What do you hope others can learn or take away from your initiative? Are there key approaches, values, or insights that you believe could inspire others to create change through culture?
We hope others take away that technological innovation, together with arts, can be rooted in care, dignity, and cultural preservation. Synthetic Memories shows that AI does not have to distance us from human experience; when guided by ethics, critical reflection, and deep listening, it can help people feel more connected to themselves and to one another.
One of the most transferable lessons is that technology should follow people's stories—not the other way around. Our methodology places the interviewer and prompter in a shared act of listening, interpreting, and co-creating, reminding us that meaningful innovation begins with human relationships. Equally essential is the ethical rigor behind every interaction—emotional safety is not a technicality but a foundation. It builds the trust required for any cultural or community-based initiative to thrive.
We also hope others see the power of cultural specificity.
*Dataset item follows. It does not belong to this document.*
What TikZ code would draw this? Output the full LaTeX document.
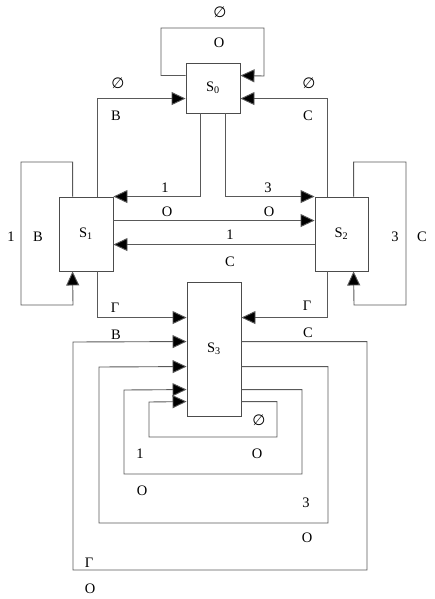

By fine-tuning our models with local archives and collaborating with community experts, we've learned that inclusive technologies must adapt to context rather than impose a universal visual language.
Ultimately, our wish is that others feel inspired to use arts and technology as tools to preserve stories that might otherwise disappear, enabling communities to reclaim, reinterpret, and share the narratives that define who they are.
At UN Live, we aim to harness culture as a force for empathy and collective action. Looking at your work, how do you think popular culture platforms can inspire people — not only to care about the planet, but to take meaningful, connected, and concrete action?
Popular culture has the power to transform private experiences into collective meaning. When stories circulate through museums, films, social media, or public programs, they shape how societies imagine themselves and what they feel responsible for.
Synthetic Memories shows that when personal narratives—of migration, memory loss, or historical moments—are made visible through artistic and technological platforms, people are moved not only to empathize but to engage. Exhibitions such as the Citizens' Office of Synthetic Memories in Barcelona created spaces where audiences could reflect on aging, displacement, heritage, and AI ethics through the lens of real human stories, prompting discussions about community care, cultural preservation, and the responsible use of technology.
Popular culture platforms can inspire action by making global challenges intimate and relatable. When people see themselves—or people like their neighbors—reflected in these narratives, responsibility becomes shared rather than abstract.